Francis Martyn's name is fitly commemorated in a monument on North side of the chancel in Ewelme Church, but we might truthfully say of him “ If you seek his monument, look around you”!

Thomas, 1st Earl of Berkshire, had been for a short time resident at Ewelme Manor during the early part of the Civil War, and before that during Charles II's minority, he had been entrusted with the Preceptorship of the young Prince of Wales, but neither in character nor in wit did he prove worthy of the task: he seems to have been disliked and mistrusted by both sides alike, though he finally made his peace with the Parliament after having been in exile for a time in Holland. Meanwhile his wife had been granted permission to retain his “ goods at Ewelme Park” , which had been declared forfeit for debt in 1646.

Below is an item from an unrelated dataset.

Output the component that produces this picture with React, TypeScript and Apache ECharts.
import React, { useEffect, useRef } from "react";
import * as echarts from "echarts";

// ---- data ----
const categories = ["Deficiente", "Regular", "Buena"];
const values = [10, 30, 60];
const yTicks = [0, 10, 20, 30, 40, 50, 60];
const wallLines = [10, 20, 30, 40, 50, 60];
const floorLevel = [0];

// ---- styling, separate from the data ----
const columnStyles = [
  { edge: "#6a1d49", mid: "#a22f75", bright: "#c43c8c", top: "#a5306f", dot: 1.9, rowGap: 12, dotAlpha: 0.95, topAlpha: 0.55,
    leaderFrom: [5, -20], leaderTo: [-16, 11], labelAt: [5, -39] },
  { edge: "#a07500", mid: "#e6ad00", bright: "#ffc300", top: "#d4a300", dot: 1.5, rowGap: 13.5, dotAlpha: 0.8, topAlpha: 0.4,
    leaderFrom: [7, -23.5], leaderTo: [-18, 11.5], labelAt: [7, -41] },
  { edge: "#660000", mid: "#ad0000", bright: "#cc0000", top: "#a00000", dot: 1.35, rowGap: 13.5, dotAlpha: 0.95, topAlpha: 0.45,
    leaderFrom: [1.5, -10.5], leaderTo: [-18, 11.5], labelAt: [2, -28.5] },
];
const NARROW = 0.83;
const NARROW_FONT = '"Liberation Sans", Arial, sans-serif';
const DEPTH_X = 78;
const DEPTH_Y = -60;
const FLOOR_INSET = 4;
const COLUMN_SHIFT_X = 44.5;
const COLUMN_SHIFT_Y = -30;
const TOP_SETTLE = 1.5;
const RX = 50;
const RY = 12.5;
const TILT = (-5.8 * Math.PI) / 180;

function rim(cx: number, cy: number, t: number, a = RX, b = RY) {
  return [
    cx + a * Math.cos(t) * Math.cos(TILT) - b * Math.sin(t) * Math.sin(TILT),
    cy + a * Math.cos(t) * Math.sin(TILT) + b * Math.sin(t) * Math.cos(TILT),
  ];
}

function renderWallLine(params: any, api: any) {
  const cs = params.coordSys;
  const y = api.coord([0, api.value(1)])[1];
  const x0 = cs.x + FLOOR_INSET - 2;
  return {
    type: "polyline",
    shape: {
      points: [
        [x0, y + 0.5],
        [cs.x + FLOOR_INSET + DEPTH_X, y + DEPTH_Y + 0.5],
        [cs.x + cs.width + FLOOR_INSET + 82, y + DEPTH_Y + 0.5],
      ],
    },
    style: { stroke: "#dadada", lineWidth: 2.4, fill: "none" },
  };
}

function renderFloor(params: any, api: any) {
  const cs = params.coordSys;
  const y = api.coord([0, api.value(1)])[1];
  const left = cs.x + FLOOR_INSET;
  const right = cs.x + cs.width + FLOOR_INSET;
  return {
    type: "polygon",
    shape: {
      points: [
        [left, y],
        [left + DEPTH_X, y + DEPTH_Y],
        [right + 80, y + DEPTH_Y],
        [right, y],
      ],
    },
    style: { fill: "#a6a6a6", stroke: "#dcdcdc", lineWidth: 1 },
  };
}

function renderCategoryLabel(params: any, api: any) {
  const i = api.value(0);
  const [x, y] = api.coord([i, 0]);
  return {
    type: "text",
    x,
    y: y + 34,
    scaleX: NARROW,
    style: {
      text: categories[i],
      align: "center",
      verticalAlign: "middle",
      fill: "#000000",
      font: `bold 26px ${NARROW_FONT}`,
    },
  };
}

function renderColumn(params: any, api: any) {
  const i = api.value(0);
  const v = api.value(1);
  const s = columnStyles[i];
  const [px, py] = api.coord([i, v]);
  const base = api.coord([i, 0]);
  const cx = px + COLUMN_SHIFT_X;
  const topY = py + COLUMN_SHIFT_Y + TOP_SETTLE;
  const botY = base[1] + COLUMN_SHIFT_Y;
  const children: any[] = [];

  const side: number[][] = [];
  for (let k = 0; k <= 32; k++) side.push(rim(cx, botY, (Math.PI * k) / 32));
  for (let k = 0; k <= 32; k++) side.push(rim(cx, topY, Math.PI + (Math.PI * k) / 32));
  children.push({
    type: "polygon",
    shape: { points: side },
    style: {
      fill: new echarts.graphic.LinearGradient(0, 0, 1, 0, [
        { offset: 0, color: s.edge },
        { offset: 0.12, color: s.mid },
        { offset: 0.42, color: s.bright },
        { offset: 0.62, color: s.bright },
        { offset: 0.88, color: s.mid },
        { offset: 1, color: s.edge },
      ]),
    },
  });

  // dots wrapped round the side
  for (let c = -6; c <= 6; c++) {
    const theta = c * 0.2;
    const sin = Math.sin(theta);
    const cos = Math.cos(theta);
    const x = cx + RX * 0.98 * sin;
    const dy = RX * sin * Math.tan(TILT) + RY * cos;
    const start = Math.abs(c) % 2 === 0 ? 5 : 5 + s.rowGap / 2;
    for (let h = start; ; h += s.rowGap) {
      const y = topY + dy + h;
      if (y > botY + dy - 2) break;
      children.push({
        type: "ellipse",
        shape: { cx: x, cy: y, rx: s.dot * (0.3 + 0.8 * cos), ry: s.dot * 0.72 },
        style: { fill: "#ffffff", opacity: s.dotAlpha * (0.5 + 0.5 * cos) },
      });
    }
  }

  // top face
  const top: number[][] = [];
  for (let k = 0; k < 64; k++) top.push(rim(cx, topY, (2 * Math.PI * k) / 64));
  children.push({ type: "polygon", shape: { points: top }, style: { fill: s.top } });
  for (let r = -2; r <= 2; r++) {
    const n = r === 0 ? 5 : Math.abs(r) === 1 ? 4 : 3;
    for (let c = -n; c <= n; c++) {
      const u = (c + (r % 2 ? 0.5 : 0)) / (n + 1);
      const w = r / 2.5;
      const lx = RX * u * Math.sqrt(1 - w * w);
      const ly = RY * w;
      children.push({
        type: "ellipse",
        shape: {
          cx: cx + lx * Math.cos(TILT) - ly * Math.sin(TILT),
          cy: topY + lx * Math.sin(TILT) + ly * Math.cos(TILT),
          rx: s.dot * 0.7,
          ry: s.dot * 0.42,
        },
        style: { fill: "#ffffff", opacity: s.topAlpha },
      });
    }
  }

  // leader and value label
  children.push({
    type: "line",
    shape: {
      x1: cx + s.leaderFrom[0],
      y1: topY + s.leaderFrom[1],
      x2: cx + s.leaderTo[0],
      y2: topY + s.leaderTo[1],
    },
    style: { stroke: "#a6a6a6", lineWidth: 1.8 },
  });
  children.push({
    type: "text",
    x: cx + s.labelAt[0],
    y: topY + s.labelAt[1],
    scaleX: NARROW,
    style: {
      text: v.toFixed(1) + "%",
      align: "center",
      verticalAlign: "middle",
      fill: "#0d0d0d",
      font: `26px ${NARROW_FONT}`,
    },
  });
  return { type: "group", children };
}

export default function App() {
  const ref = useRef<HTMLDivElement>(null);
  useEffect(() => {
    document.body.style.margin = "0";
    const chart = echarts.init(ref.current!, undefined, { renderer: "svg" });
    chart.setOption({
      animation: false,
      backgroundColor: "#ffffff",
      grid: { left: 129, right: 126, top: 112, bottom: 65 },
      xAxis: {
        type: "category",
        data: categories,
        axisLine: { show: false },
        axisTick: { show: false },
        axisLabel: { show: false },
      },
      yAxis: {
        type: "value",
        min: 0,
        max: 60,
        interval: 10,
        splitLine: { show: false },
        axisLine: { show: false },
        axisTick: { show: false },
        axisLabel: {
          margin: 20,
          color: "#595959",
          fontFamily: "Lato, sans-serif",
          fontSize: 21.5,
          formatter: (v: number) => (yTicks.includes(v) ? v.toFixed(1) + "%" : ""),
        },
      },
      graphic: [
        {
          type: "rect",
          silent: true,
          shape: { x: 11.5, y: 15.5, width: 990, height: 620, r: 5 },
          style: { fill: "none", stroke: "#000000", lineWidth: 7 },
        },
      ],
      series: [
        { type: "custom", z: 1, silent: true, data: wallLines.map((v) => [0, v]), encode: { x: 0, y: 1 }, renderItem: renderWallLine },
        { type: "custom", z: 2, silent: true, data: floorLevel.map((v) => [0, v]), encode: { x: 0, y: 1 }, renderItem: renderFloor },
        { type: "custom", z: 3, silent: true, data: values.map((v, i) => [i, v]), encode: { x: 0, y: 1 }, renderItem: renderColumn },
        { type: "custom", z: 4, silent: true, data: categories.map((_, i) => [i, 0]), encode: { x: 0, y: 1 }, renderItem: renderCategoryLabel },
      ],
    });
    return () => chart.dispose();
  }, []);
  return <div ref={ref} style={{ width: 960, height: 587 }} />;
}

This Earl of Berkshire managed to regain royal favour under Charles II by “ much facilitating the great work in hand ”, whereafter he remained in the King's good graces and managed to be chosen as pall­bearer at Charles' coronation, and to be appointed a Privy Councillor for the rest of the reign. Truly a successful “ Vicar of Bray ” among the no­bility of that day! His son, Charles, the 2nd Earl of Berkshire, died in Paris and was buried there, but his widow Dorothy, Countess of Berkshire, is commemorated by a distinctly florid tablet on the north chancel wall of Ewelme Church, on which the inscription runs: “ Whose beauty equalled, whose virtue excelled, the greatness of her birth and quality ”. She died in 1691 - the last of the aristocracy of former centuries to have been intimately connected with Ewelme as far as we know.